ALPACA: Axial-Lateral Pile Analysis for Chalk Applying multi-scale field and laboratory testing

Alpaca Project
                                                                             ALPACA Project Overview

Imperial College London:  Richard Jardine, Stavroula Kontoe

Oxford University: Byron Byrne and Ross McAdam

Funded by:  EPSRC and Industrial sponsors: Atkins, DNVGL, Fugro, GCG, Iberdrola, Innogy, LEMS, Siemens

Chalk is a highly variable soft rock that covers much of Northern Europe and is widespread under the North and Baltic Seas. It poses significant problems for the designers of large foundations for port, bridge and offshore wind turbine structures that must sustain severe environmental loading over their many decades in service. Particular difficulties are faced when employing large driven steel piles to secure the structures in place. While driven pile foundation solutions have many potential advantages, chalk is highly sensitive to pile driving and to service loading conditions, such as the repeated cyclic buffeting applied to bridge, harbour and offshore structures by storm winds and wave impacts. Current guidance regarding how to allow for difficult pile driving conditions or predict the piles' vertical and lateral response to loads is notoriously unreliable in chalk.

There is also no current industrial guidance regarding the potentially positive effects of time (after driving) on pile behaviour or the generally negative impact of the cyclic loading that the structures and their piled foundations will inevitably experience. These shortfalls in knowledge are introducing great uncertainty into the assessment and design of a range of projects around the UK and Northern Europe. Particularly affected are a series of planned and existing major offshore wind farm developments. The uncertainty regarding foundation design and performance poses a threat to the economic and safe harnessing of vital renewable, low carbon, offshore energy supplies.Better design guidelines will reduce offshore wind energy costs and help harbour and transport projects to progress and function effectively, so delivering additional benefits to both individual consumers and UK Industry.

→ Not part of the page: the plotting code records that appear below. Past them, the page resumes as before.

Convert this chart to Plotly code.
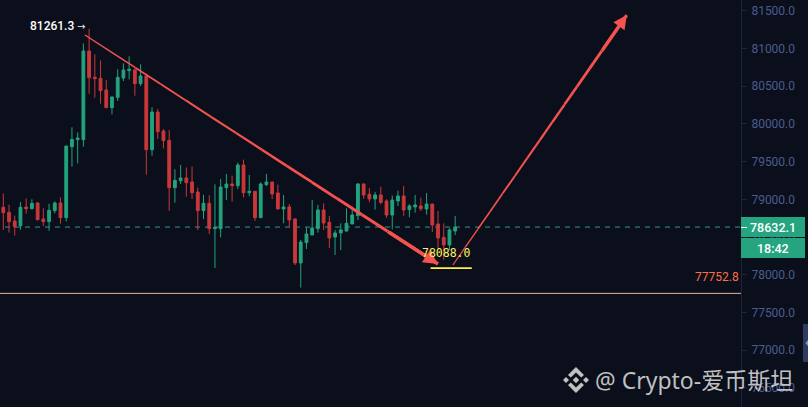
import numpy as np
import plotly.graph_objects as go

W, H = 808, 407
AXIS_PX = 741

# candles
open_ = [78894,78827,78713,78651,78898,78876,78951,78739,78704,78850,
         78951,78757,79698,79791,79791,80967,80618,80604,80450,80215,
         80352,80609,80706,80715,80534,80635,79658,80158,79906,79782,
         79155,79247,79283,79230,79097,78850,78947,78611,78611,79155,
         79203,79181,79455,79088,79106,78757,79194,79230,79084,78872,
         78899,78739,78156,78426,78527,78611,78859,78695,78501,78554,
         78580,78673,78784,79204,79067,79005,79058,78978,78792,78978,
         79044,78863,78899,78912,78872,78938,78673,78496,78395,78580]
high = [79079,78929,78783,78965,79013,79000,78965,78881,78942,78973,
        79026,79707,79955,79888,81068,81261.3,80923,80843,80582,80361,
        80724,80803,80896,80737,80790,80648,80220,80198,79932,79919,
        79398,79455,79420,79437,79155,79062,79053,79199,79269,79336,
        79314,79486,79526,79323,79106,79225,79336,79230,79195,79058,
        78938,78748,78461,78629,78991,78925,78947,78779,78594,78682,
        78881,78903,79212,79204,79151,79098,79168,79000,79049,79115,
        79177,78934,79058,79022,79084,78938,78846,78682,78616,78779]
low = [78593,78558,78518,78598,78810,78867,78721,78646,78584,78814,
       78677,78708,79433,79477,79698,80401,80348,80268,80215,80127,
       80304,80569,80591,80374,80503,79327,79579,79800,79676,78850,
       78956,79203,79035,79004,78593,78739,78540,78088,78496,78991,
       78969,79137,79026,79044,78713,78752,79177,79005,78868,78682,
       78629,78129,77829,78342,78527,78558,78594,78355,78262,78328,
       78571,78673,78726,79009,78960,78863,78934,78753,78602,78912,
       78779,78762,78823,78846,78797,78567,78350,78196,78328,78527]
close = [78823,78704,78637,78894,78876,78947,78730,78704,78854,78951,
         78757,79707,79795,79813,80967,80613,80600,80441,80215,80357,
         80618,80715,80724,80534,80635,79658,80158,79897,79778,79155,
         79252,79283,79221,79088,78850,78947,78611,78629,79163,79203,
         79181,79455,79088,79106,78757,79203,79230,79071,78872,78899,
         78726,78156,78434,78541,78620,78859,78686,78488,78554,78594,
         78682,78792,79204,79058,79005,79058,78960,78792,78991,79044,
         78859,78912,78925,78876,78938,78660,78488,78395,78594,78632.1]

tick_vals = [76500,77000,77500,78000,78500,79000,79500,80000,80500,81000,81500]

last_price = 78632.1
countdown = "18:42"
top_price = 81261.3
floor_price = 77752.8
target_price = 78088.0

# drawn arrows: bar index, price
down_arrow_x = [14.28, 76.0]
down_arrow_y = [81179, 78142]
up_arrow_x = [78.6, 109.0]
up_arrow_y = [78129, 81443]

BG = "#0b0f1b"
GREEN = "#22a37d"
RED = "#c9383a"
ARROW = "#f4524f"

def px(x):
    return x / W

def py(y):
    return 1 - y / H

def poly(points, cx, cy):
    # path in paper coords from pixel offsets
    return "M" + " L".join(f"{px(cx+a):.5f},{py(cy+b):.5f}" for a, b in points) + " Z"

fig = go.Figure(go.Candlestick(
    x=np.arange(len(open_)), open=open_, high=high, low=low, close=close,
    increasing=dict(line=dict(color=GREEN, width=1), fillcolor=GREEN),
    decreasing=dict(line=dict(color=RED, width=1), fillcolor=RED),
    whiskerwidth=0, hoverinfo="skip", showlegend=False,
))

# price lines
fig.add_shape(type="line", xref="x", yref="y", x0=0.3, x1=128.9, y0=last_price, y1=last_price,
              line=dict(color="#2b9a8a", width=1, dash="5px 5px"), layer="below")
fig.add_shape(type="line", xref="paper", yref="y", x0=0, x1=px(AXIS_PX), y0=floor_price, y1=floor_price,
              line=dict(color="#f0b295", width=1))
fig.add_shape(type="line", xref="x", yref="y", x0=74.7, x1=81.9, y0=target_price, y1=target_price,
              line=dict(color="#fff04a", width=1.6))

# arrows thicken toward the tip
def taper(xs, ys, w0, w1, n=14):
    tx = np.linspace(xs[0], xs[1], n + 1)
    ty = np.linspace(ys[0], ys[1], n + 1)
    tw = np.linspace(w0, w1, n)
    for i in range(n):
        fig.add_shape(type="line", xref="x", yref="y", x0=tx[i], x1=tx[i+1], y0=ty[i], y1=ty[i+1],
                      line=dict(color=ARROW, width=float(tw[i])))
    # head
    fig.add_annotation(x=xs[1], y=ys[1], ax=tx[n-2], ay=ty[n-2], xref="x", yref="y", axref="x", ayref="y",
                       text="", showarrow=True, arrowhead=2, arrowsize=0.85, arrowwidth=w1, arrowcolor=ARROW)

taper(down_arrow_x, down_arrow_y, 1.4, 3.4)
taper(up_arrow_x, up_arrow_y, 1.2, 3.2)

# price labels
fig.add_annotation(x=15, y=top_price, xref="x", yref="y", text=f"{top_price:.1f}", showarrow=False,
                   xanchor="right", yanchor="middle", xshift=-13, yshift=3,
                   font=dict(family="Roboto", size=12, color="#ffffff", weight=500))
fig.add_annotation(x=15, y=top_price, xref="x", yref="y", text="→", showarrow=False,
                   xanchor="right", yanchor="middle", xshift=-2, yshift=2,
                   font=dict(family="DejaVu Sans", size=10, color="#e8e8e8"))
fig.add_annotation(x=px(741), y=floor_price, xref="paper", yref="y", text=f"{floor_price:.1f}", showarrow=False,
                   xanchor="right", yanchor="bottom", yshift=7,
                   font=dict(family="Roboto", size=12, color="#ff7043"))
fig.add_annotation(x=77.55, y=target_price, xref="x", yref="y", text=f"{target_price:.1f}", showarrow=False,
                   xanchor="center", yanchor="bottom", yshift=6,
                   font=dict(family="DejaVu Sans Mono", size=11.5, color="#fbf35e"))

# last price boxes over the axis
fig.add_shape(type="rect", xref="paper", yref="paper", x0=px(741), x1=px(805), y0=py(217), y1=py(237),
              fillcolor="#24a57f", line_width=0, layer="above")
fig.add_shape(type="rect", xref="paper", yref="paper", x0=px(741), x1=px(805), y0=py(238), y1=py(258),
              fillcolor="#24a57f", line_width=0, layer="above")
fig.add_shape(type="line", xref="paper", yref="paper", x0=px(741), x1=px(747), y0=py(227.5), y1=py(227.5),
              line=dict(color="#ffffff", width=1), layer="above")
fig.add_annotation(x=px(772.5), y=py(227), xref="paper", yref="paper", text=f"{last_price:.1f}", showarrow=False,
                   xanchor="center", yanchor="middle",
                   font=dict(family="Roboto", size=12.5, color="#ffffff", weight=500))
fig.add_annotation(x=px(773), y=py(248), xref="paper", yref="paper", text=countdown, showarrow=False,
                   xanchor="center", yanchor="middle",
                   font=dict(family="Roboto", size=12.5, color="#ffffff", weight=500))

# side tab
fig.add_shape(type="rect", xref="paper", yref="paper", x0=px(803), x1=px(808), y0=py(324), y1=py(362),
              fillcolor="#2f3a63", line_width=0, layer="above")
fig.add_shape(type="path", xref="paper", yref="paper", path=poly([(0,-3),(0,3),(-2.5,0)], 808, 343),
              fillcolor="#8d95b0", line_width=0, layer="above")

# watermark
LOGO = "rgba(218,218,218,0.88)"
chevron = [(0,-13),(8,-5),(5.2,-2.4),(0,-7.5),(-5.2,-2.4),(-8,-5)]
for pts in (chevron, [(a,-b) for a, b in chevron],
            [(0,-3.2),(3.2,0),(0,3.2),(-3.2,0)],
            [(-13,0),(-10,-3),(-7,0),(-10,3)], [(13,0),(10,-3),(7,0),(10,3)]):
    fig.add_shape(type="path", xref="paper", yref="paper", path=poly(pts, 576, 380),
                  fillcolor=LOGO, line_width=0, layer="above")
fig.add_annotation(x=px(593), y=py(380), xref="paper", yref="paper", text="@ Crypto-爱币斯坦", showarrow=False,
                   xanchor="left", yanchor="middle",
                   font=dict(family="Noto Sans, Noto Sans CJK SC", size=23, color="rgba(218,218,218,0.88)"))

fig.update_layout(
    width=W, height=H, margin=dict(l=0, r=0, t=0, b=0),
    paper_bgcolor=BG, plot_bgcolor=BG, showlegend=False,
    boxgap=0.3,
    xaxis=dict(domain=[0, AXIS_PX / W], range=[-0.577, 128.97], visible=False,
               rangeslider=dict(visible=False), fixedrange=True),
    yaxis=dict(side="right", range=[76246, 81643], showgrid=False, zeroline=False, fixedrange=True,
               tickvals=tick_vals, tickformat=".1f", ticks="outside", ticklen=5, tickcolor="#1f2539",
               showline=True, linecolor="#1f2539", linewidth=1, ticklabelstandoff=2,
               tickfont=dict(family="Roboto", size=12, color="#4a5c90")),
)

fig.write_html("out.html", config=dict(displayModeBar=False),
               post_script="document.body.style.margin='0';document.body.style.background='#0b0f1b';")
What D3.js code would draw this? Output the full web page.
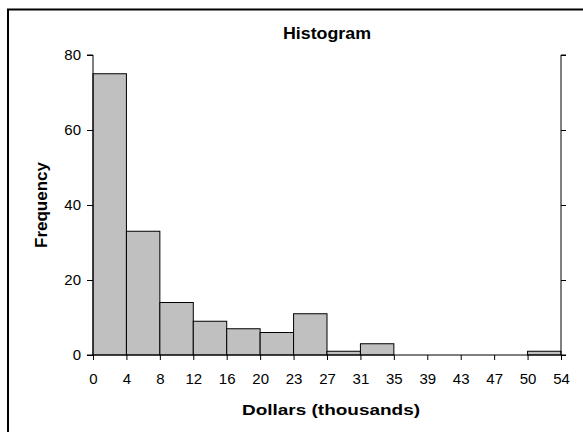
<!DOCTYPE html>
<html><head><meta charset="utf-8">
<script src="https://cdn.jsdelivr.net/npm/d3@7"></script>
<style>body{margin:0;background:#fff}svg{display:block}text{font-family:"Liberation Sans",Arial,sans-serif;fill:#000}</style>
</head><body><svg id="c" width="583" height="432"></svg>
<script>
const binLabels = ["0","4","8","12","16","20","23","27","31","35","39","43","47","50","54"];
const frequencies = [75,33,14,9,7,6,11,1,3,0,0,0,0,1];
const yTicks = [0,20,40,60,80];
const title = "Histogram";
const xTitle = "Dollars (thousands)";
const yTitle = "Frequency";

const svg = d3.select("#c");
const L = 93, R = 561, T = 55, B = 355;

svg.append("rect").attr("x",8).attr("y",9.5).attr("width",620).attr("height",460)
  .attr("fill","none").attr("stroke","#000").attr("stroke-width",2);

const x = d3.scaleLinear().domain([0, frequencies.length]).range([L, R]);
const y = d3.scaleLinear().domain([0, 80]).range([B, T]);

// bars
svg.append("g").selectAll("rect").data(frequencies).join("rect")
  .attr("x", (d,i)=>x(i)).attr("width", (d,i)=>x(i+1)-x(i))
  .attr("y", d=>y(d)).attr("height", d=>y(0)-y(d))
  .attr("fill","#C0C0C0").attr("stroke","#000").attr("stroke-width",1);

// left axis
const yAxis = d3.axisLeft(y).tickValues(yTicks).tickSize(6).tickPadding(6);
const gy = svg.append("g").attr("transform",`translate(${L},0)`).call(yAxis);
gy.select(".domain").attr("d",`M-6,${T}H0V${B}H-6`);
gy.selectAll("text").style("font-size","15px");

// right axis
const yAxisR = d3.axisRight(y).tickValues(yTicks).tickSize(5).tickFormat("");
const gr = svg.append("g").attr("transform",`translate(${R},0)`).call(yAxisR);
gr.select(".domain").attr("d",`M5,${T}H0V${B}`);

// bottom axis
const xAxis = d3.axisBottom(x).tickValues(d3.range(binLabels.length))
  .tickFormat((d,i)=>binLabels[i]).tickSize(5).tickPadding(13);
const gx = svg.append("g").attr("transform",`translate(0,${B})`).call(xAxis);
gx.select(".domain").attr("d",`M${L},0H${R+5}`);
gx.selectAll("text").style("font-size","15px");

svg.selectAll(".domain, .tick line").attr("stroke","#000").attr("stroke-width",1);

// titles
svg.append("text").attr("x",327).attr("y",39).attr("text-anchor","middle")
  .style("font-size","16px").style("font-weight","bold")
  .attr("textLength",88).attr("lengthAdjust","spacingAndGlyphs").text(title);
svg.append("text").attr("x",331).attr("y",415).attr("text-anchor","middle")
  .style("font-size","15px").style("font-weight","bold")
  .attr("textLength",178).attr("lengthAdjust","spacingAndGlyphs").text(xTitle);
svg.append("text").attr("transform","translate(47,205) rotate(-90)").attr("text-anchor","middle")
  .style("font-size","16px").style("font-weight","bold")
  .attr("textLength",86).attr("lengthAdjust","spacingAndGlyphs").text(yTitle);
</script></body></html>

The research proposed will generate new driven pile design guidance for chalk sites through a comprehensive programme of high quality field tests, involving multiple loading scenarios, on 21 specially instrumented driven tubular steel test piles, at an onshore test site in Kent. This will form a benchmark set of results that will be complemented by comprehensive advanced drilling, sampling, in-situ testing and laboratory experiments, supported by rigorous analysis and close analysis of other case history data. The key aim is to develop design procedures that overcome, for chalk, the current shortfalls in knowledge regarding pile driving, ageing, static and cyclic response under axial and lateral loading. The main deliverable will be new guidelines for practical design that will be suitable for both onshore and offshore applications.